From this sense of self arises an ongoing cycle of craving and resistance. We pursue pleasant sensory experiences and chase after modes of ‘being’ or ‘becoming’: wealth, recognition, power, love, respect, permanence and even immortality. At the same time, we turn away from anything that threatens our fragile self-image, avoiding discomfort or pain at all costs. These habits of grasping and aversion govern much of human life. However, as they are based on a misconception of self and reality, they inevitably lead us back to frustration, conflict and suffering.
Through this delusion, our natural sensitivity — our capacity to feel, empathise and be touched by the world — is mistaken for weakness. Rather than protecting and honouring it, we cover it over with masks of strength: indifference, hardness and competitiveness. In attempting to escape our vulnerability, we disconnect from what makes us truly sentient. In turn, we become willing to injure or dismiss others who are just as vulnerable and sensitive as we are. Thus, estrangement from our own depths leads directly to estrangement from one another.
Therefore, we are both the problem and the solution. By falling for the illusion of separateness, we lose sight of the deeper unity that underlies existence. Estranged from that unity, we alienate one another and condemn the very sensitivity that could heal us. In our quest for approval and validation, we adorn ourselves with outwardly appealing qualities such as beauty, charm, status and display, while overlooking the enduring qualities of compassion, integrity and understanding. In chasing what is fleeting, we blind ourselves to what is sustainable.
The cycle of suffering does not arise from life itself, but from our misperception. By recognising the illusory nature of the independent ‘self’, honouring our sensitivity rather than suppressing it, and realigning our desires towards what nourishes rather than diminishes, we can begin to touch the unity we once overlooked. In doing so, the very roots of suffering can be transformed into the seeds of freedom.
What is it that does the imagining, except that very entity?
Is this just another way of saying “no man is an island”?
The split between subject (the imagine-er) and object (what is imagined) is a product of thought and language, not of direct experience. In reality, there is no dividing line. What is imagined, and the act of imagining, are not two; they are modulations or movements within the single field of awareness.
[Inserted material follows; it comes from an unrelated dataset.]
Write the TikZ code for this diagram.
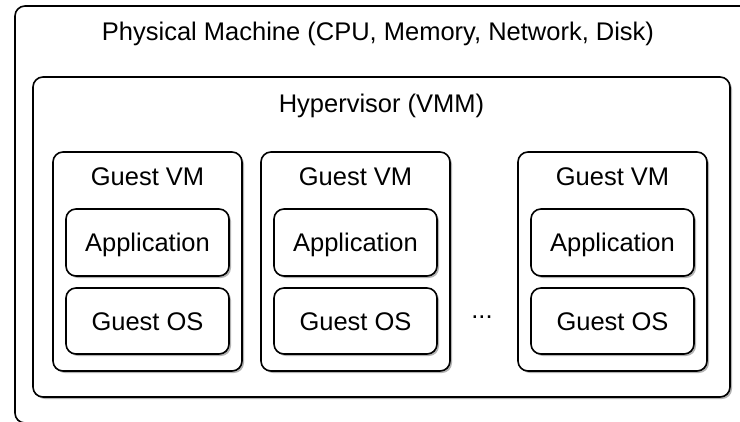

There is only the happening of imagining, not an entity standing back and making it happen
Some teachers use metaphors like “the screen and the movie”: Awareness is the screen on which all appearances—including the feeling of a self—play like a movie. The movie appears on the screen, but the screen itself is not changed or divided by the movie.
This famous phrase by John Donne emphasises our interdependence as human beings. It means that nobody exists in complete isolation; our lives, well-being and identities are shaped by our relationships with others and our sense of community. According to this view, the self is recognised as an individual, yet is also seen as being fundamentally connected to others and the world.
Non-dualism goes further than this by suggesting that the sense of having a separate, independent self is an illusion. Rather than being individuals who are simply connected to others, non-dualism teaches that there is, in truth, only one undivided reality — consciousness or awareness — appearing as many. The boundaries between selves are seen as mental constructs, not ultimate facts.
What does the imagining is a subject who is an entity (object). Not sure what the big deal is.
There are no teachers. Merely imagined teaching.
lol jk
What does the imagining is a temporary apparition that fails to see it is nothing more than an eddy in the vast river of existence. And yet, that recognition can be wholesome and contributes to an ever-growing awareness.
Nothing becomes/grows that was not already before. And the temporary is within the eternal, so if it does not diverge, perhaps it will remain?
Here is the proof - a manifestation of the essence of a person overflowing with shit.
Those who are reduced by faith to the state of an animal have no divisions at all. Faith excludes the use of reason.